DESCRIPTION OF THE TASK:
From the very first line of the data to the line containing "import matplotlib.pyplot as plt", retype everything exactly, leaving the pictures behind.
━━━━━━━━━━━━━━━━━━━━
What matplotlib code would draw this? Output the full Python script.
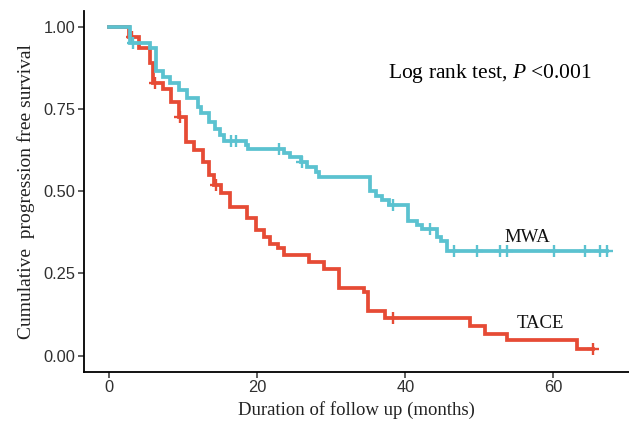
import numpy as np
import matplotlib
matplotlib.use("Agg")
import matplotlib.pyplot as plt

# ---- data ----
mwa_times = [0, 2.9, 5.6, 6.3, 7.3, 8.3, 9.4, 10.6, 12.0, 12.4, 13.5, 14.3, 15.0, 15.5,
             18.5, 18.8, 23.6, 24.5, 25.9, 26.8, 27.9, 28.3, 35.3, 36.0, 36.9, 37.8,
             40.4, 41.6, 42.3, 44.3, 44.8, 45.6, 67.2]
mwa_surv = [1.0, 0.95, 0.935, 0.865, 0.848, 0.83, 0.808, 0.785, 0.757, 0.738, 0.71, 0.69, 0.672, 0.652,
            0.64, 0.628, 0.616, 0.605, 0.588, 0.575, 0.558, 0.543, 0.50, 0.487, 0.472, 0.457,
            0.41, 0.398, 0.385, 0.36, 0.35, 0.317, 0.317]
mwa_censor = [3.2, 16.5, 17.2, 23.0, 26.0, 38.4, 43.3, 46.6, 49.7, 52.8, 53.8, 60.1, 64.2, 66.3, 67.2]

tace_times = [0, 2.7, 4.0, 5.6, 6.0, 7.3, 8.4, 9.4, 10.4, 11.5, 12.7, 13.5, 14.2, 15.1, 16.4,
              18.7, 19.8, 20.9, 21.8, 22.8, 23.6, 27.0, 29.0, 31.0, 34.4, 35.0, 37.3,
              48.8, 50.8, 53.8, 63.2, 65.4]
tace_surv = [1.0, 0.97, 0.935, 0.89, 0.83, 0.81, 0.773, 0.725, 0.65, 0.625, 0.588, 0.549, 0.518, 0.494, 0.451,
             0.418, 0.381, 0.36, 0.341, 0.326, 0.305, 0.284, 0.265, 0.207, 0.192, 0.137, 0.113,
             0.091, 0.067, 0.046, 0.021, 0.021]
tace_censor = [3.1, 6.2, 9.6, 14.4, 38.4, 65.4]

x_ticks = [0, 20, 40, 60]
y_ticks = [0.00, 0.25, 0.50, 0.75, 1.00]
y_ticklabels = ["0.00", "0.25", "0.50", "0.75", "1.00"]

red = "#E64B35"
teal = "#5BC2D0"

plt.rcParams['mathtext.fontset'] = 'custom'
plt.rcParams['mathtext.rm'] = 'Liberation Serif'
plt.rcParams['mathtext.it'] = 'Liberation Serif:italic'

fig = plt.figure(figsize=(6.29, 4.28), dpi=100)
ax = fig.add_axes([84/629, 1-372/428, 1-84/629, (372-10.6)/428])

def surv_at(times, surv, t):
    i = np.searchsorted(times, t, side='right') - 1
    return np.asarray(surv)[i]

for times, surv, cens, col, z in [(tace_times, tace_surv, tace_censor, red, 2),
                                  (mwa_times, mwa_surv, mwa_censor, teal, 3)]:
    ax.step(times, surv, where='post', color=col, lw=2.7, zorder=z, solid_joinstyle='miter')
    cy = [surv_at(times, surv, t) for t in cens]
    ax.plot(cens, cy, linestyle='none', marker='+', ms=9, mew=1.7, color=col, zorder=z)

ax.set_xlim(-3.36, 70.2)
ax.set_ylim(-0.05, 1.05)
ax.set_xticks(x_ticks)
ax.set_yticks(y_ticks)
ax.set_yticklabels(y_ticklabels)
for s in ['top', 'right']:
    ax.spines[s].set_visible(False)
for s in ['left', 'bottom']:
    ax.spines[s].set_linewidth(1.3)
    ax.spines[s].set_color('black')
ax.tick_params(axis='both', direction='out', length=4, width=1.1, color='#333333',
               labelsize=11.8, labelcolor='#303030', pad=2)
for lab in ax.get_xticklabels() + ax.get_yticklabels():
    lab.set_fontfamily('Liberation Sans')

ax.set_xlabel("Duration of follow up (months)", fontfamily='Liberation Serif', fontsize=13.5, color='#222222', labelpad=4)
ax.set_ylabel("Cumulative  progression free survival", fontfamily='Liberation Serif', fontsize=14, color='#222222', labelpad=6)

ax.text(37.7, 0.86, "Log rank test, $P$ <0.001", fontfamily='Liberation Serif', fontsize=15.5,
        ha='left', va='center', color='black')
ax.text(56.5, 0.36, "MWA", fontfamily='Liberation Serif', fontsize=13.5, ha='center', va='center', color='#111111')
ax.text(58.3, 0.098, "TACE", fontfamily='Liberation Serif', fontsize=13.5, ha='center', va='center', color='#111111')

fig.savefig("out.png", dpi=100)
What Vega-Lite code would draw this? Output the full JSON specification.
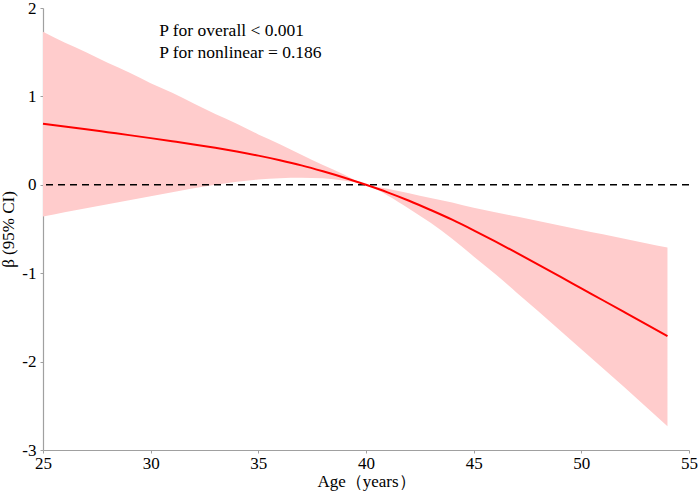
{
  "$schema": "https://vega.github.io/schema/vega-lite/v6.json",
  "width": 646,
  "height": 442,
  "autosize": {"type": "none"},
  "padding": {"left": 43, "top": 8, "right": 10, "bottom": 44},
  "background": "white",
  "config": {
    "view": {"stroke": null},
    "font": "Liberation Serif",
    "axis": {
      "grid": false,
      "domainColor": "#a0a0a0",
      "domainWidth": 1.2,
      "tickColor": "#a0a0a0",
      "tickSize": 3,
      "labelFont": "Liberation Serif",
      "labelFontSize": 17,
      "labelColor": "#000000",
      "titleFont": "Liberation Serif",
      "titleFontSize": 17,
      "titleFontWeight": "normal",
      "titleColor": "#000000",
      "labelBound": false,
      "labelFlush": false,
      "labelOverlap": false
    }
  },
  "datasets": {
    "curve": [
      {"age": 25, "fit": 0.69, "lo": -0.36, "hi": 1.73},
      {"age": 26, "fit": 0.66, "lo": -0.31, "hi": 1.61},
      {"age": 27, "fit": 0.628, "lo": -0.265, "hi": 1.50},
      {"age": 28, "fit": 0.595, "lo": -0.22, "hi": 1.38},
      {"age": 29, "fit": 0.562, "lo": -0.175, "hi": 1.27},
      {"age": 30, "fit": 0.528, "lo": -0.13, "hi": 1.15},
      {"age": 31, "fit": 0.493, "lo": -0.085, "hi": 1.04},
      {"age": 32, "fit": 0.457, "lo": -0.04, "hi": 0.92},
      {"age": 33, "fit": 0.418, "lo": 0.0, "hi": 0.80},
      {"age": 34, "fit": 0.376, "lo": 0.035, "hi": 0.69},
      {"age": 35, "fit": 0.33, "lo": 0.06, "hi": 0.57},
      {"age": 36, "fit": 0.278, "lo": 0.075, "hi": 0.46},
      {"age": 37, "fit": 0.22, "lo": 0.08, "hi": 0.34},
      {"age": 38, "fit": 0.153, "lo": 0.073, "hi": 0.225},
      {"age": 39, "fit": 0.08, "lo": 0.045, "hi": 0.115},
      {"age": 40, "fit": 0.0, "lo": 0.0, "hi": 0.0},
      {"age": 41, "fit": -0.085, "lo": -0.12, "hi": -0.045},
      {"age": 42, "fit": -0.18, "lo": -0.27, "hi": -0.095},
      {"age": 43, "fit": -0.285, "lo": -0.43, "hi": -0.15},
      {"age": 44, "fit": -0.395, "lo": -0.61, "hi": -0.20},
      {"age": 45, "fit": -0.515, "lo": -0.81, "hi": -0.26},
      {"age": 46, "fit": -0.64, "lo": -1.01, "hi": -0.31},
      {"age": 47, "fit": -0.77, "lo": -1.22, "hi": -0.36},
      {"age": 48, "fit": -0.902, "lo": -1.43, "hi": -0.41},
      {"age": 49, "fit": -1.036, "lo": -1.645, "hi": -0.46},
      {"age": 50, "fit": -1.171, "lo": -1.86, "hi": -0.51},
      {"age": 51, "fit": -1.306, "lo": -2.075, "hi": -0.56},
      {"age": 52, "fit": -1.441, "lo": -2.29, "hi": -0.61},
      {"age": 53, "fit": -1.576, "lo": -2.51, "hi": -0.66},
      {"age": 54, "fit": -1.711, "lo": -2.73, "hi": -0.71}
    ]
  },
  "layer": [
    {
      "data": {"name": "curve"},
      "mark": {"type": "area", "color": "#ffcccc", "opacity": 1, "interpolate": "monotone"},
      "encoding": {
        "x": {
          "field": "age", "type": "quantitative",
          "scale": {"domain": [25, 55], "nice": false, "zero": false},
          "axis": {"values": [25, 30, 35, 40, 45, 50, 55], "title": "Age（years）", "labelPadding": 2, "titlePadding": 2}
        },
        "y": {
          "field": "lo", "type": "quantitative",
          "scale": {"domain": [-3, 2], "nice": false, "zero": false},
          "axis": {
            "values": [-3, -2, -1, 0, 1, 2],
            "title": "β (95% CI)",
            "labelPadding": 4,
            "titlePadding": 4,
            "labelExpr": "datum.value < 0 ? '-' + abs(datum.value) : '' + datum.value"
          }
        },
        "y2": {"field": "hi"}
      }
    },
    {
      "data": {"values": [{}]},
      "mark": {"type": "rule", "color": "#000000", "strokeWidth": 1.6, "strokeDash": [7, 5]},
      "encoding": {"y": {"datum": 0}}
    },
    {
      "data": {"name": "curve"},
      "mark": {"type": "line", "color": "#ff0000", "strokeWidth": 2, "interpolate": "monotone"},
      "encoding": {
        "x": {"field": "age", "type": "quantitative"},
        "y": {"field": "fit", "type": "quantitative"}
      }
    },
    {
      "data": {"values": [{}]},
      "mark": {"type": "text", "text": "P for overall < 0.001", "align": "left", "baseline": "alphabetic", "fontSize": 17.5, "font": "Liberation Serif", "color": "#000000"},
      "encoding": {"x": {"datum": 30.4}, "y": {"datum": 1.68}}
    },
    {
      "data": {"values": [{}]},
      "mark": {"type": "text", "text": "P for nonlinear = 0.186", "align": "left", "baseline": "alphabetic", "fontSize": 17.5, "font": "Liberation Serif", "color": "#000000"},
      "encoding": {"x": {"datum": 30.4}, "y": {"datum": 1.44}}
    }
  ]
}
━━━━━━━━━━━━━━━━━━━━
OUTPUT FOR THIS TASK:
What matplotlib code would draw this? Output the full Python script.
import numpy as np
import matplotlib
matplotlib.use("Agg")
import matplotlib.pyplot as plt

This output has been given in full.